The 20 parties — including the Union Solidarity and Development Party, the National Unity Party, the National Development Party and the Democratic Party — warned that the incumbent government bears sole responsibility to respond to what they called “terrorist acts”, and that it had so far failed to take timely action in Arakan State where militants have murdered civilians and police officers.
The statement, signed by senior officials of the 20 political parties, said that failure to address terrorist attacks was “the equivalent of committing an act of terror”.
With regard to the increased deployment of Burmese soldiers in the Mayu mountain range near Maungdaw, northwestern Arakan State, where at least six ethnic Mro villagers were murdered earlier this month, the statement noted that the 20 political parties view this move as a “necessary security measure” as opposed to an extension of military control.

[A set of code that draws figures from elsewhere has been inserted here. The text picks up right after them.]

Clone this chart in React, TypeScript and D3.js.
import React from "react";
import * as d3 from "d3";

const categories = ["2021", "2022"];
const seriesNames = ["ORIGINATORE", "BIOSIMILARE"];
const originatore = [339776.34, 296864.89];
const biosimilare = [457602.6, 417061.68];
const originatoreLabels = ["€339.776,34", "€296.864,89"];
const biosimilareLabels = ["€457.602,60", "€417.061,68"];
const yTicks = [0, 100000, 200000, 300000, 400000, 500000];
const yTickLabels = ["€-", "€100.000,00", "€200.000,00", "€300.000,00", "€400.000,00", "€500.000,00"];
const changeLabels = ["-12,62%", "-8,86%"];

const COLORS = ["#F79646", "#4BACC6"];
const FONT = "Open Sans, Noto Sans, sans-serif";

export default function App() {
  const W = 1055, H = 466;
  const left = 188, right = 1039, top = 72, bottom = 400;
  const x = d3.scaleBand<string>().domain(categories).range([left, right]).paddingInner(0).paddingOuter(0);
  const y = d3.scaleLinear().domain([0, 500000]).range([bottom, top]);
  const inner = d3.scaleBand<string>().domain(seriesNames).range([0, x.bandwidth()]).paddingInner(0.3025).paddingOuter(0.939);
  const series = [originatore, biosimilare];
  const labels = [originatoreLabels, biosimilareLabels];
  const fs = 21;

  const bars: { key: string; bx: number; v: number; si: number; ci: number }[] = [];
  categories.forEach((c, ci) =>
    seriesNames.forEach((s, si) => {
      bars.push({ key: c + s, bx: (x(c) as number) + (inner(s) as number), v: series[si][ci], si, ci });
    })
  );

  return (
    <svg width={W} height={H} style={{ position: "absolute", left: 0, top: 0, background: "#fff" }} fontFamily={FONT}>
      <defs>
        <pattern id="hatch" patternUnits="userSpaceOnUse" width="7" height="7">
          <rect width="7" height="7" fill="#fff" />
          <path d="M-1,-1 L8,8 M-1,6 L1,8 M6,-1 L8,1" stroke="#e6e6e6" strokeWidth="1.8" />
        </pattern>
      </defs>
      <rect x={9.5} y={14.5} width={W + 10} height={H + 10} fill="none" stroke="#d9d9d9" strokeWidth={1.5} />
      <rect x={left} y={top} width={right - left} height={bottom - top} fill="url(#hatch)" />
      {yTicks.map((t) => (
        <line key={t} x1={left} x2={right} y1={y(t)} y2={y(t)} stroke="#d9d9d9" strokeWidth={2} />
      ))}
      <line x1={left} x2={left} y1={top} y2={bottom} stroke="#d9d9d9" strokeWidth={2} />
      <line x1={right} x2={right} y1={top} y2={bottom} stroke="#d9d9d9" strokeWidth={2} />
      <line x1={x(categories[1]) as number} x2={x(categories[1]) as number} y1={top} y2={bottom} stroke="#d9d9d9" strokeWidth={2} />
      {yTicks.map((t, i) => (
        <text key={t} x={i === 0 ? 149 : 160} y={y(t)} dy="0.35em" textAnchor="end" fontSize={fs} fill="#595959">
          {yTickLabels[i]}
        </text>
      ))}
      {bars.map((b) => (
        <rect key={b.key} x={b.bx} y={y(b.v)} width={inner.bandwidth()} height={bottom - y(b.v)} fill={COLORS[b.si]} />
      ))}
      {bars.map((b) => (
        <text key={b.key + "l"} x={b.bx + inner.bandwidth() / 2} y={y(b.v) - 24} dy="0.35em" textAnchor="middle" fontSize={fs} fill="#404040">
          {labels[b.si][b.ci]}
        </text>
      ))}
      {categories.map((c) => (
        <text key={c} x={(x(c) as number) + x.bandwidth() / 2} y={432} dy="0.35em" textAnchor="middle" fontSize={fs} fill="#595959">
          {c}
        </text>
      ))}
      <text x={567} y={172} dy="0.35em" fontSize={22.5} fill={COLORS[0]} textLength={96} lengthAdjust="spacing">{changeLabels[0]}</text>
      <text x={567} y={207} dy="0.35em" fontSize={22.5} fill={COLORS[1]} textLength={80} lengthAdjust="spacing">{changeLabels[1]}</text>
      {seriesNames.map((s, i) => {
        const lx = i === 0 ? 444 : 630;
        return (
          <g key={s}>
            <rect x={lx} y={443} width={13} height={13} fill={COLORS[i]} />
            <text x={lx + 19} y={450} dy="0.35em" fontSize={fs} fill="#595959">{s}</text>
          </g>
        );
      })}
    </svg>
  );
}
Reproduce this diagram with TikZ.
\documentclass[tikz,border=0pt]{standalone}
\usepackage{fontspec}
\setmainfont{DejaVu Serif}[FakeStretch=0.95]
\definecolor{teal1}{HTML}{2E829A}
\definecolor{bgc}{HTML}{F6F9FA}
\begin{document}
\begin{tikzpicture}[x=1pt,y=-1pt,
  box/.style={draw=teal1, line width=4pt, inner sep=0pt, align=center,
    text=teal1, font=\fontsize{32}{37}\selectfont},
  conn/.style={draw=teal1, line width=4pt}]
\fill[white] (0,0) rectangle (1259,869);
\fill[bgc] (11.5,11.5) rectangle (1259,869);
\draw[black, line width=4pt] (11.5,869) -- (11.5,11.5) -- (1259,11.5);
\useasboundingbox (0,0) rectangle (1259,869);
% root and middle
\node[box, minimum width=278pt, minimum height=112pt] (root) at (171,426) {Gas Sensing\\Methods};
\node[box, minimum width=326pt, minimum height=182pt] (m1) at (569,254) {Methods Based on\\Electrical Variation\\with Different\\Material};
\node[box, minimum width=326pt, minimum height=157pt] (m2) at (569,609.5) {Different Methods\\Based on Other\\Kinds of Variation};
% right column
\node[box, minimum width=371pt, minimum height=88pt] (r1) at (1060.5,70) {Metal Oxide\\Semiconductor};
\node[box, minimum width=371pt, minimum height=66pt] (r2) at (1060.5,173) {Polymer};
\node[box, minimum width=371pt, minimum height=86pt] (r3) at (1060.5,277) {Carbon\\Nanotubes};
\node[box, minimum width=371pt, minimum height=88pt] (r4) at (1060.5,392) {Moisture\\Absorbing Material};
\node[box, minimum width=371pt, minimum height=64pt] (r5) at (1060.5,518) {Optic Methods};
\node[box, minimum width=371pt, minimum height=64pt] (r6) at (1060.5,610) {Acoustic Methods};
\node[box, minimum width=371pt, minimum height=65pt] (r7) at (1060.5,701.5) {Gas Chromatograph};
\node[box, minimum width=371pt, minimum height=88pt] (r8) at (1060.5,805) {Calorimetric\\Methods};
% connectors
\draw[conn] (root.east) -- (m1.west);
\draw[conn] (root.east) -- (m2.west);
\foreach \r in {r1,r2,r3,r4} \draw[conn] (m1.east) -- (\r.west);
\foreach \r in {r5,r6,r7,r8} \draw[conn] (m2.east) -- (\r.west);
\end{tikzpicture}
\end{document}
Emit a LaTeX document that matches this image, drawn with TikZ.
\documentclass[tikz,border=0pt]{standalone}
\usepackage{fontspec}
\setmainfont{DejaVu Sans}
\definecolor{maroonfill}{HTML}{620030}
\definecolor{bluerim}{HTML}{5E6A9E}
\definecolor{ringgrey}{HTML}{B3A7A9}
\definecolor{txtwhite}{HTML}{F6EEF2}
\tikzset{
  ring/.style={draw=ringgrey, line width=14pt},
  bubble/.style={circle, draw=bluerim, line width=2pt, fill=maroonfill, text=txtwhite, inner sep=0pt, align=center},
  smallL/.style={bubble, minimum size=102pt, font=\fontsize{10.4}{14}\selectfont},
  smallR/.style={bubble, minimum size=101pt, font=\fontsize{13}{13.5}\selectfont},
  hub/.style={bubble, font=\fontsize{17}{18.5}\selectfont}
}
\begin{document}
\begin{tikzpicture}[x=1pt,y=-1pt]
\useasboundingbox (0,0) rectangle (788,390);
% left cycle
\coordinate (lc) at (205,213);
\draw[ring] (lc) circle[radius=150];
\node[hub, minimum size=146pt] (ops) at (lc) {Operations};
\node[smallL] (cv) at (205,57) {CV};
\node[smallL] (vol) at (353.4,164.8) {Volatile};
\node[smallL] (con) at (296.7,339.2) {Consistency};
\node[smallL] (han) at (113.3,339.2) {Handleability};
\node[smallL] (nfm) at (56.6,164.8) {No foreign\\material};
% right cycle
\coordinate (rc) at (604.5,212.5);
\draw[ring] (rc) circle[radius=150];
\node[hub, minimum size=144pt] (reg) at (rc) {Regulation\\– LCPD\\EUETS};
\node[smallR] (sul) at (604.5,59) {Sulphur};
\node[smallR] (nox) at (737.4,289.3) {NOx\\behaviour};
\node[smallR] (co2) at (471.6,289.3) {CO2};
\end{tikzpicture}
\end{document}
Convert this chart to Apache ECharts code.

The parties also noted in their 14 August statement a reminder to the outside world that there was no such ethnicity as “Rohingya” in Burma (or Myanmar as it is officially known).
The political parties’ statement comes after Burma’s Upper House of Parliament voted last week to debate measures to tackle “terrorist groups” in northwestern Arakan State.
Meanwhile, in New Delhi, senior officials from the government have let it be known in recent days that India intends to deport all 40,000 Rohingyas from its soil regardless of whether they have UN recognition as refugees or not.